"Snakes on a Plane (Bring It)" is a guilty pleasure, no doubt. Only the most whitebread, Spencer's-shopping skateboard riding mall trash would admit without a modicum of guilt that they enjoy listening to such corny emo funk.
But that's precisely why the song is better than the movie: the overwrought, over-the-top sentimentality. Without the "kiss me goodbye" chorus and those silly disco synth-strings at the beginning, the song would be your everyday cheesy alterna-crap single that inexplicably tops Modern Rock singles charts.
But Cobra Starship has ended up being the band that is so bad, they're good.
Here I was expecting "Snakes on a Plane" to be a campy, silly film.
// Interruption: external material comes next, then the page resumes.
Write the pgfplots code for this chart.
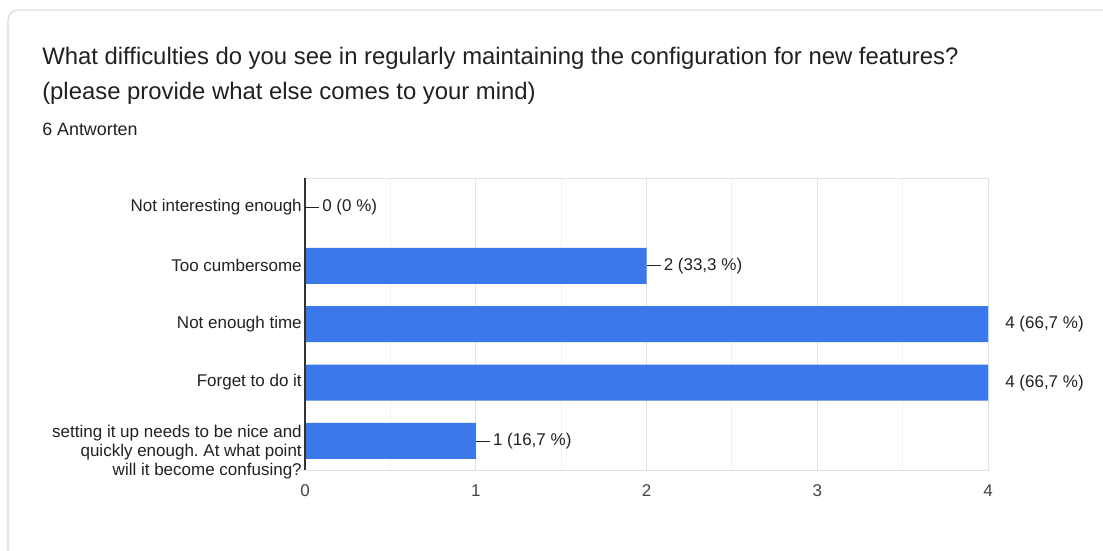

Instead, it was an awful (in a non-ironic way) action film. Indeed, it was another dumb summer action blockbuster. Usually, I avoid such corporate dreck. But I was the idiot for thinking that this would be Rocky Horror 2.0.
Of course this movie has its moments. But even those moments are basic comic relief which any action movie has. They were meant to be funny. I would love to tell you the few ironically funny moments, but I don't want to ruin them for you in case you do see it.
"SoaP(Bring It)" is the exact opposite. Not since "Ghostbusters" has a pop song been used solely as a commercial for a summer film. It's a good thing the song is mallpunk fluff; twenty years down the road, we will be laughing at this genre, not indie pop or post-punk.
Come to think of it, even the "ooh I'm ready for it" bridge is brilliant. "Ooh I'm ready for it" encapsulates what the movie couldn't: the hype itself. Cobra Starship might be the world's most famous male cheerleaders.
Sure the song sucks, but that's exactly what you need after a snake bites.